Wood studied at Osteopathic College and Villanova University. Instead of pursuing a medical career, he entered the business world and became a pioneer of the credit-card industry. He was among the first to market them for corporations and banks.
In the 1930s he persuaded Lit Brothers — a major department store in Philadelphia at the time — to offer charge cards to customers.
His company, A.J. Wood Research, was responsible for many "firsts" in U.S. marketing initiatives, and from the late 1940s and throughout the '50s and '60s was one of the top market researchers in the country. He worked with the U.S. government and the motion-picture industry, as well as other organizations on behalf of a "Who's Who" of U.S. corporations, including Gerber's, Minute Maid, Heinz, Gillette, General Foods, Borden's, Nestles, Scott Paper, Volkswagen and Wrigleys.

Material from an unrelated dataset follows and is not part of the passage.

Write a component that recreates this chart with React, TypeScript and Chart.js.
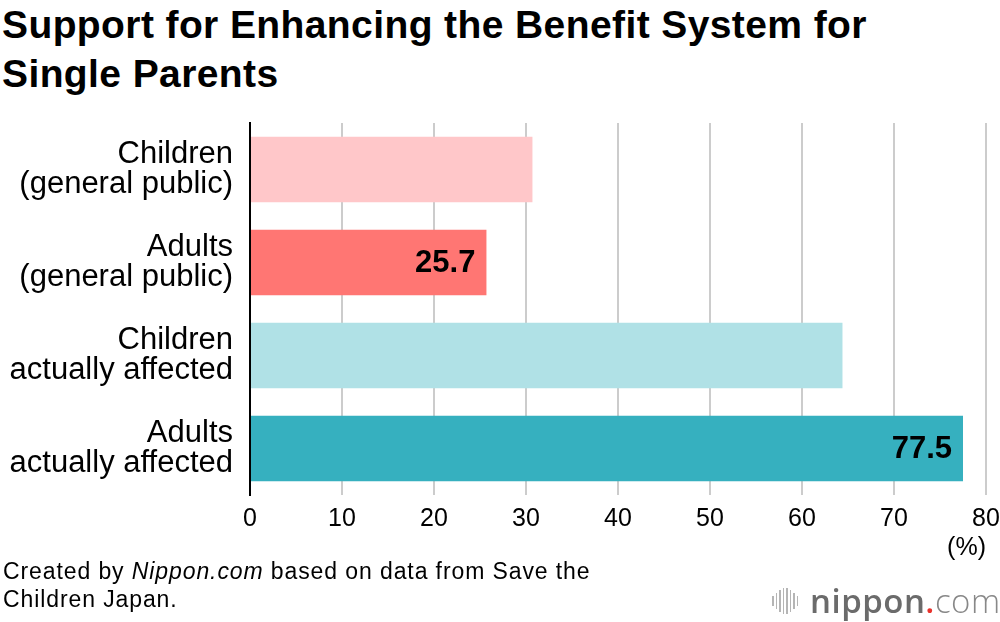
import React, { useEffect, useRef } from "react";
import { Chart, registerables } from "chart.js";

Chart.register(...registerables);

const categories: string[][] = [
  ["Children", "(general public)"],
  ["Adults", "(general public)"],
  ["Children", "actually affected"],
  ["Adults", "actually affected"],
];
const values: number[] = [30.7, 25.7, 64.4, 77.5];
const showValue: boolean[] = [false, true, false, true];
const barColors: string[] = ["#FFC7C9", "#FF7673", "#B0E1E6", "#36B0BF"];
const xTicks: number[] = [0, 10, 20, 30, 40, 50, 60, 70, 80];

const SANS = "'Liberation Sans', Arial, Helvetica, sans-serif";

const valueLabelPlugin = {
  id: "valueLabels",
  afterDatasetsDraw(chart: any) {
    const meta = chart.getDatasetMeta(0);
    const ctx = chart.ctx;
    ctx.save();
    ctx.font = `bold 31px ${SANS}`;
    ctx.fillStyle = "#000";
    ctx.textAlign = "right";
    ctx.textBaseline = "middle";
    meta.data.forEach((bar: any, i: number) => {
      if (!showValue[i]) return;
      ctx.fillText(values[i].toFixed(1), bar.x - 11, bar.y + 1);
    });
    ctx.restore();
  },
};

export default function App() {
  const ref = useRef<HTMLCanvasElement | null>(null);

  useEffect(() => {
    if (!ref.current) return;
    const chart = new Chart(ref.current, {
      type: "bar",
      data: {
        labels: categories,
        datasets: [
          {
            data: values,
            backgroundColor: barColors,
            borderWidth: 0,
            barPercentage: 0.705,
            categoryPercentage: 1,
          },
        ],
      },
      options: {
        indexAxis: "y",
        animation: false,
        responsive: false,
        maintainAspectRatio: false,
        devicePixelRatio: 1,
        layout: { padding: { top: 123, bottom: 87, left: 0, right: 14 } },
        plugins: {
          legend: { display: false },
          tooltip: { enabled: false },
          title: { display: false },
        },
        scales: {
          x: {
            type: "linear",
            min: 0,
            max: 80,
            afterBuildTicks: (scale: any) => {
              scale.ticks = xTicks.map((v) => ({ value: v }));
            },
            afterFit: (scale: any) => {
              scale.height = 40;
              scale.paddingLeft = 0;
              scale.paddingRight = 0;
            },
            grid: {
              color: "#CCCCCC",
              lineWidth: 2,
              drawTicks: false,
            },
            border: { display: false },
            ticks: {
              padding: 9,
              color: "#000",
              font: { family: SANS, size: 25 },
            },
          },
          y: {
            afterFit: (scale: any) => {
              scale.width = 250;
              scale.paddingTop = 0;
              scale.paddingBottom = 0;
            },
            grid: { display: false, drawTicks: false },
            border: { display: true, color: "#000", width: 2 },
            ticks: {
              padding: 17,
              color: "#000",
              font: { family: SANS, size: 31, lineHeight: 0.97 },
            },
          },
        },
      },
      plugins: [valueLabelPlugin],
    });
    return () => chart.destroy();
  }, []);

  return (
    <div
      style={{
        position: "fixed",
        left: 0,
        top: 0,
        width: 1000,
        height: 622,
        background: "#fff",
        overflow: "hidden",
        fontFamily: SANS,
        color: "#000",
      }}
    >
      <div
        style={{
          position: "absolute",
          left: 2,
          top: 1,
          fontWeight: "bold",
          fontSize: 39,
          lineHeight: "48.5px",
          letterSpacing: 0.4,
          whiteSpace: "nowrap",
        }}
      >
        Support for Enhancing the Benefit System for
        <br />
        Single Parents
      </div>
      <canvas
        ref={ref}
        width={1000}
        height={622}
        style={{ position: "absolute", left: 0, top: 0, width: 1000, height: 622 }}
      />
      <div
        style={{
          position: "absolute",
          right: 14,
          top: 533,
          fontSize: 25,
          lineHeight: "26px",
        }}
      >
        (%)
      </div>
      <div
        style={{
          position: "absolute",
          left: 3,
          top: 557,
          fontSize: 23,
          lineHeight: "28px",
          letterSpacing: 0.9,
          whiteSpace: "nowrap",
        }}
      >
        Created by <i>Nippon.com</i> based on data from Save the
        <br />
        Children Japan.
      </div>
      <div
        style={{
          position: "absolute",
          left: 772,
          top: 585,
          height: 32,
          display: "flex",
          alignItems: "center",
        }}
      >
        <div style={{ display: "flex", alignItems: "center", gap: 2, marginRight: 12 }}>
          {[10, 16, 22, 26, 26, 22, 16, 10].map((h, i) => (
            <div key={i} style={{ width: 1.5, height: h, background: "#b5b5b5" }} />
          ))}
        </div>
        <span style={{ fontFamily: "'Open Sans', sans-serif", fontSize: 33, color: "#6b6b6b", fontWeight: 600, letterSpacing: 0.5, lineHeight: "32px" }}>
          nippon
          <span style={{ color: "#E8322C" }}>.</span>
          <span style={{ fontWeight: 300, color: "#888" }}>com</span>
        </span>
      </div>
    </div>
  );
}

Wood and his staff measured consumer attitudes to new and existing products, such as whether or not cellophane wrapping for products was effective (DuPont), TV screen-size preferences in '52 (Sylvania), as well as taste preferences for beer and whiskey.
His love of the arts prompted him to open the A.J. Wood Galleries in Philadelphia, where his goal was to encourage young artists. Later, he joined the board of managers of the Moore College of Art & Design, and the Foreign Policy Research Institute, the Zionist Organization of America and Abilities, Inc. of Long Island.

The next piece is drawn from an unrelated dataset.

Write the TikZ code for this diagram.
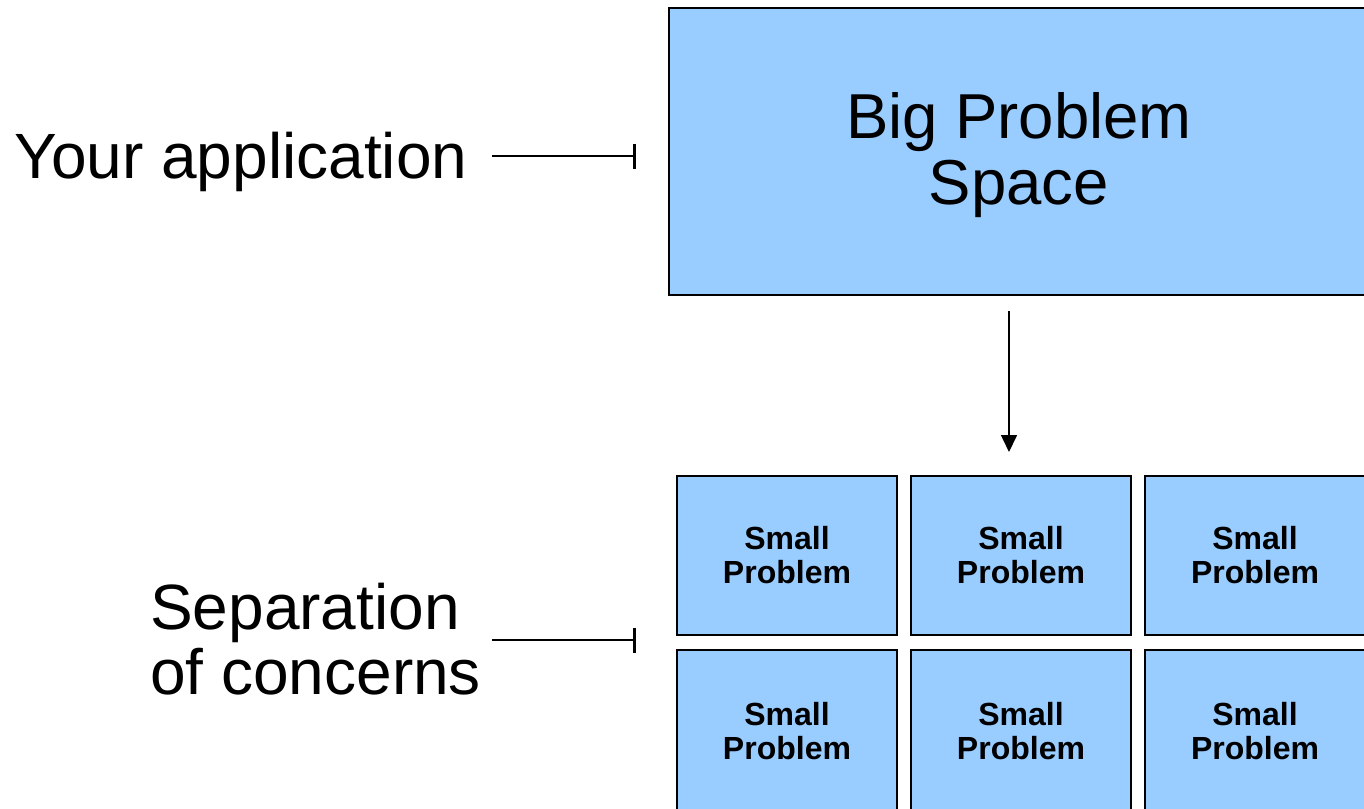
\documentclass[tikz,border=0pt]{standalone}
\usepackage{fontspec}
\setmainfont{Liberation Sans}
\usetikzlibrary{arrows.meta,calc}
\definecolor{boxblue}{HTML}{99CCFF}
\tikzset{
 prob/.style={draw=black, line width=2pt, fill=boxblue, inner sep=0pt, align=center},
 bigbox/.style={prob, minimum width=700pt, minimum height=287pt, font=\fontsize{63.5}{66}\selectfont},
 smallbox/.style={prob, minimum width=220pt, minimum height=159pt, font=\fontsize{32}{34}\selectfont\bfseries},
 sidelabel/.style={inner sep=0pt, font=\fontsize{64}{65}\selectfont, align=left},
 conn/.style={line width=1.6pt},
 barend/.style={conn, -{Bar[width=25pt,line width=3pt]}},
 arr/.style={conn, -{Triangle[width=16pt,length=17pt]}}
}
\begin{document}
\begin{tikzpicture}[x=1pt,y=-1pt]
\useasboundingbox (0,0) rectangle (1364,808);
\node[bigbox] (bigp) at (1019,151.5) {\rule{0pt}{52.5pt}Big Problem\\Space};
\node[smallbox] (s11) at (787,555.5) {Small\\Problem};
\node[smallbox] (s12) at (1021,555.5) {Small\\Problem};
\node[smallbox] (s13) at (1255,555.5) {Small\\Problem};
\node[smallbox, minimum height=163pt] (s21) at (787,731) {\rule{0pt}{24pt}Small\\Problem};
\node[smallbox, minimum height=163pt] (s22) at (1021,731) {\rule{0pt}{24pt}Small\\Problem};
\node[smallbox, minimum height=163pt] (s23) at (1255,731) {\rule{0pt}{24pt}Small\\Problem};
\node[sidelabel, anchor=base west] (app) at (14,178) {Your application};
\node[sidelabel, anchor=west] (sep) at (150,639) {Separation\\of concerns};
\coordinate (append) at (636,156);
\coordinate (sepend) at (636,640);
\coordinate (appstart) at (492,156);
\coordinate (sepstart) at (492,640);
\draw[barend] (appstart) -- (append);
\draw[barend] (sepstart) -- (sepend);
\draw[arr] ([xshift=-10pt,yshift=-15pt]bigp.south) -- ([xshift=-12pt,yshift=23pt]s12.north);
\end{tikzpicture}
\end{document}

Wood handed over management of his business to his sons, David Wood and Peter Wood, in 1977, but didn't retire; he focused his energies and marketing expertise elsewhere. That happened to be Dropsie College (named after Moses Aaron Dropsie), for many years the intellectual and scholarly center for Judaic studies in America, located at Broad and York streets in North Philadelphia. Elected as Dropsie's board chairman in 1983, he decided to direct his energies toward saving the college, which had fallen on hard times.
Wood attracted prominent figures such as Walter H. Annenberg, former U.S. Ambassador to the United Kingdom, to support the college. In 1988, the college was renamed the Annenberg Research Institute after its key financial benefactor, and began life in a new building at 420 Walnut St. It became a world-renowned institution for postgraduate studies in Judaica.

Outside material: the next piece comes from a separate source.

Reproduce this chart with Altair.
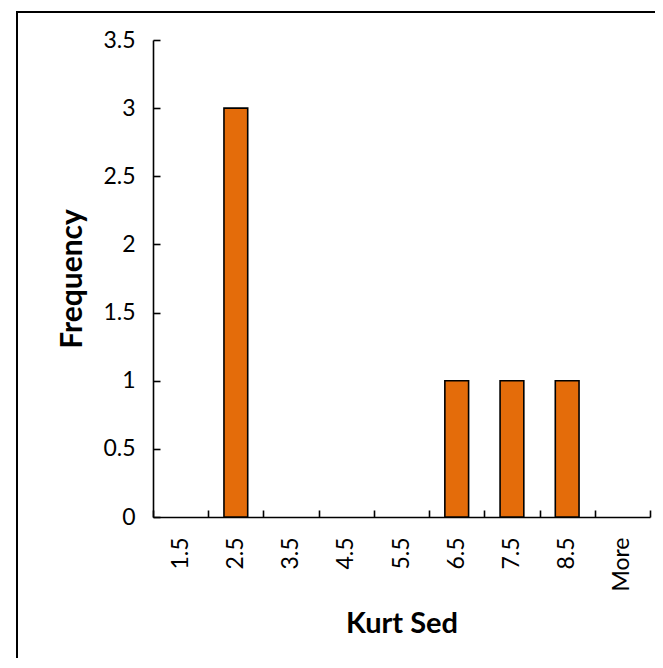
import altair as alt
import pandas as pd

bins = ["1.5", "2.5", "3.5", "4.5", "5.5", "6.5", "7.5", "8.5", "More"]
frequency = [0, 3, 0, 0, 0, 1, 1, 1, 0]
y_ticks = [0, 0.5, 1, 1.5, 2, 2.5, 3, 3.5]

df = pd.DataFrame({"bin": bins, "freq": frequency})

FONT = "Lato"
W, H = 497, 477
PAD_R, PAD_B = 5, 143

x_scale = alt.Scale(domain=bins, paddingInner=0, paddingOuter=0)
y_scale = alt.Scale(domain=[0, 3.5], nice=False)

bars = alt.Chart(df).mark_bar(
    width=alt.RelativeBandSize(0.43),
    color="#E46C0A",
    stroke="#000000",
    strokeWidth=1.6,
).encode(
    x=alt.X("bin:N", sort=bins, scale=x_scale,
            axis=alt.Axis(orient="bottom", title="Kurt Sed", ticks=False, labelAngle=270,
                          labelPadding=20, labelFontSize=23, labelFont=FONT, labelColor="#000000",
                          domainColor="#000000", domainWidth=1.6,
                          titleFont=FONT, titleFontSize=29, titleFontWeight="bold",
                          titleColor="#000000", titleBaseline="alphabetic",
                          titleX=W / 2, titleY=115)),
    y=alt.Y("freq:Q", scale=y_scale,
            axis=alt.Axis(orient="left", title="Frequency", values=y_ticks, format="~g",
                          ticks=False, grid=False, labelPadding=18, labelFontSize=23,
                          labelFont=FONT, labelColor="#000000",
                          domainColor="#000000", domainWidth=1.6,
                          titleFont=FONT, titleFontSize=30, titleFontWeight="bold",
                          titleColor="#000000", titleAngle=270, titleBaseline="alphabetic",
                          titleX=-72, titleY=H / 2)),
).transform_filter(alt.datum.freq > 0)

tick_layer = alt.Chart(df).mark_bar(opacity=0).encode(
    x=alt.X("bin:N", sort=bins, scale=x_scale,
            axis=alt.Axis(orient="bottom", title=None, labels=False, domain=False,
                          ticks=True, tickBand="extent", tickSize=7, offset=-7,
                          tickColor="#000000", tickWidth=1.6)),
    y=alt.Y("freq:Q", scale=y_scale,
            axis=alt.Axis(orient="left", title=None, labels=False, domain=False, grid=False,
                          values=y_ticks, ticks=True, tickSize=7, offset=-7,
                          tickColor="#000000", tickWidth=1.6)),
)

frame_top = alt.Chart(df).mark_rule(stroke="#000000", strokeWidth=1.8).encode(
    x=alt.value(-136), x2=alt.value(W + PAD_R), y=alt.value(-28), y2=alt.value(-28)
).transform_filter(alt.datum.bin == "1.5")

frame_left = alt.Chart(df).mark_rect(fill="#000000", strokeWidth=0).encode(
    x=alt.value(-137), x2=alt.value(-135), y=alt.value(-29), y2=alt.value(H + PAD_B - 2)
).transform_filter(alt.datum.bin == "1.5")

chart = alt.layer(bars, tick_layer, frame_top, frame_left).resolve_axis(
    x="independent", y="independent"
).properties(
    width=W, height=H,
    autosize=alt.AutoSizeParams(type="none"),
    padding={"left": 145, "top": 32, "right": PAD_R, "bottom": PAD_B},
    background="#ffffff",
).configure_view(stroke=None)

chart.save("out.html", embed_options={"renderer": "svg", "actions": False})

In 1992 the Annenberg Institute merged with the University of Pennsylvania and became part of the university family, now known as the Center for Advanced Judaic Studies.
In 1995, the Center and Penn acknowledged Wood's "outstanding service and commitment" to the center by naming the Albert J. Wood Board Room in his honor. In 2005 the center established the Albert J. Wood Fellowship.
In addition to his sons, Wood is survived by his wife, the former Ele Wapner Larrea; daughter Geraldine Rosenberg; stepsons Gaizka Idoeta Larrea and Zuri Idoeta Larrea; 10 grandchildren; and seven great-grandchildren.
Wood was predeceased by his first wife, the former Johanna Cutler, in 1977.
A memorial service will be held on Sept. 17, at 2 p.m., at the Society Hill Synagogue, 418 Spruce St., Philadelphia, PA 19106.
Memorial contributions can be made to: The Center for Advanced Judaic Studies of the University of Pennsylvania, 420 Walnut St., Philadelphia, PA 19106-3703; or to the Middle East Forum, 1500 Walnut St., Suite 1050, Philadelphia, PA 19102.